Patrick takes Richie out and tries to get him drunk and they dance to Erasure’s very lush and camp-emotional eighties hit “A Little Respect” at a club. Meanwhile, Dom confronts Ethan and embarrasses him in front of potential clients: “He’ll screw you over, you know? Once a meth-head motherfucker, always a meth-head motherfucker.” This very upsetting, even harrowing little scene is where the naturalism of Looking fully pays off. It gets under your skin precisely because it’s so choked-up and awkward and realistically incomplete, borderline pointless and harsh and so wretchedly unsatisfying. On most other TV shows, Dom would have many articulate and well-formed words to say against Ethan right away. Life isn’t like that, and neither is Looking, and that is clearly a strength of this show.
When Patrick brings Richie home, alcohol has removed all of his politeness filters. He is verbally disappointed to find that Richie isn’t uncut (earlier in the episode he had done some Google research on foreskin, etc.), and once again, as in the first episode, a prospective boyfriend firmly cuts the cord on Patrick and leaves. And you feel bad for Richie having to put up with Patrick’s jerkiness, but you also feel bad for Patrick because you know that he is only behaving like this to impress Agustín, who is no longer there to be impressed in that apartment they shared.
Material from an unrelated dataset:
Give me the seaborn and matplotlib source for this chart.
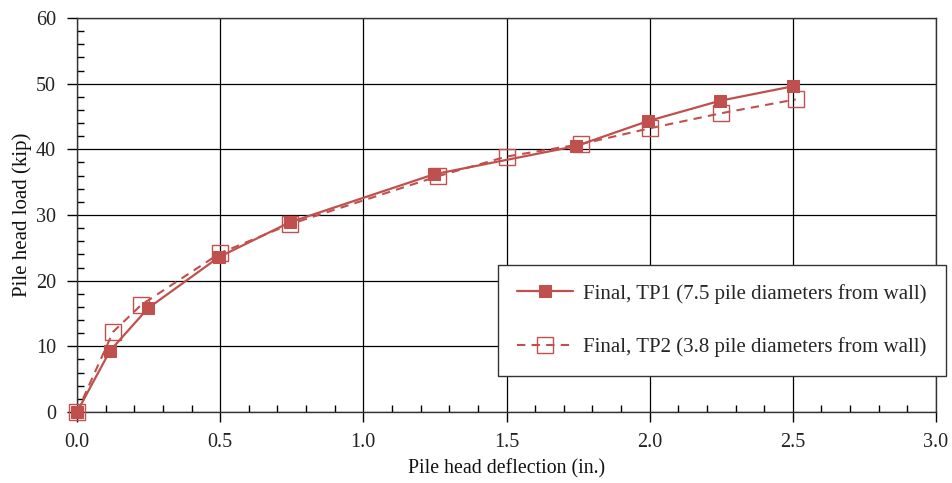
import matplotlib
matplotlib.use("Agg")
import matplotlib.pyplot as plt
import seaborn as sns
import pandas as pd
from matplotlib.ticker import MultipleLocator

# Data
tp1_x = [0.0, 0.115, 0.248, 0.496, 0.744, 1.247, 1.743, 1.994, 2.246, 2.50]
tp1_y = [0.0, 9.3, 15.8, 23.6, 28.9, 36.2, 40.5, 44.3, 47.4, 49.6]
tp2_x = [0.0, 0.126, 0.224, 0.50, 0.744, 1.26, 1.50, 1.76, 2.0, 2.25, 2.51]
tp2_y = [0.0, 12.2, 16.3, 24.2, 28.6, 35.9, 38.9, 40.8, 43.2, 45.5, 47.6]
label1 = "Final, TP1 (7.5 pile diameters from wall)"
label2 = "Final, TP2 (3.8 pile diameters from wall)"

sns.set_theme(style="white")
plt.rcParams['font.family'] = ['Liberation Serif', 'DejaVu Serif']

color = "#c0504d"
fig = plt.figure(figsize=(9.53, 4.83), dpi=100)
ax = fig.add_axes([77/953, 1-412/483, (936-77)/953, (412-18)/483])

df1 = pd.DataFrame({"x": tp1_x, "y": tp1_y})
df2 = pd.DataFrame({"x": tp2_x, "y": tp2_y})

sns.lineplot(data=df1, x="x", y="y", ax=ax, sort=False, color=color, lw=1.6,
             marker="s", markersize=8.5, markerfacecolor=color, markeredgecolor=color,
             label=label1, zorder=4, clip_on=False)
sns.lineplot(data=df2, x="x", y="y", ax=ax, sort=False, color=color, lw=1.5,
             linestyle=(0, (4, 3)), marker="s", markersize=11.5, markerfacecolor="none",
             markeredgecolor=color, markeredgewidth=1.0, label=label2, zorder=3,
             clip_on=False)

ax.set_xlim(0, 3.0)
ax.set_ylim(0, 60)
ax.xaxis.set_major_locator(MultipleLocator(0.5))
ax.xaxis.set_minor_locator(MultipleLocator(0.1))
ax.yaxis.set_major_locator(MultipleLocator(10))
ax.yaxis.set_minor_locator(MultipleLocator(2))
ax.set_xticks(ax.get_xticks())
ax.set_xticklabels([f"{v:.1f}" for v in ax.get_xticks()])
ax.set_xlim(0, 3.0)
ax.grid(True, which="major", color="black", lw=0.9)
for s in ax.spines.values():
    s.set_color("#333333")
    s.set_linewidth(1.0)
    s.set_visible(True)
ax.tick_params(which="major", direction="out", length=7, width=1, color="black",
               labelsize=14.5, left=True, bottom=True, pad=8)
ax.tick_params(which="minor", direction="in", length=5, width=1, color="black",
               left=True, bottom=True)
ax.tick_params(axis="both", which="major", labelcolor="#222222")

ax.set_xlabel("Pile head deflection (in.)", fontsize=14.3, color="#111111", labelpad=5)
ax.set_ylabel("Pile head load (kip)", fontsize=15, color="#111111", labelpad=3)

leg = ax.legend(loc="upper left", bbox_to_anchor=(498/953, 1-265/483),
                bbox_transform=fig.transFigure, fontsize=15, frameon=True,
                fancybox=False, edgecolor="#333333", framealpha=1,
                handlelength=2.7, handletextpad=0.5, labelspacing=1.6,
                borderpad=0.9, borderaxespad=0)
leg.get_frame().set_linewidth(1.0)
leg.set_zorder(10)

fig.savefig("out.png", dpi=100, facecolor="white")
This episode of Looking takes up and enlarges questions from the first episode and raises all sorts of new questions, and it is faultlessly written and played, so well, in fact, that “writing” and “playing” don’t even seem to be entering into it. Like the Erasure song goes, these are guys who need to discover a little something to make them sweeter, and I want to watch more of them trying to find that something.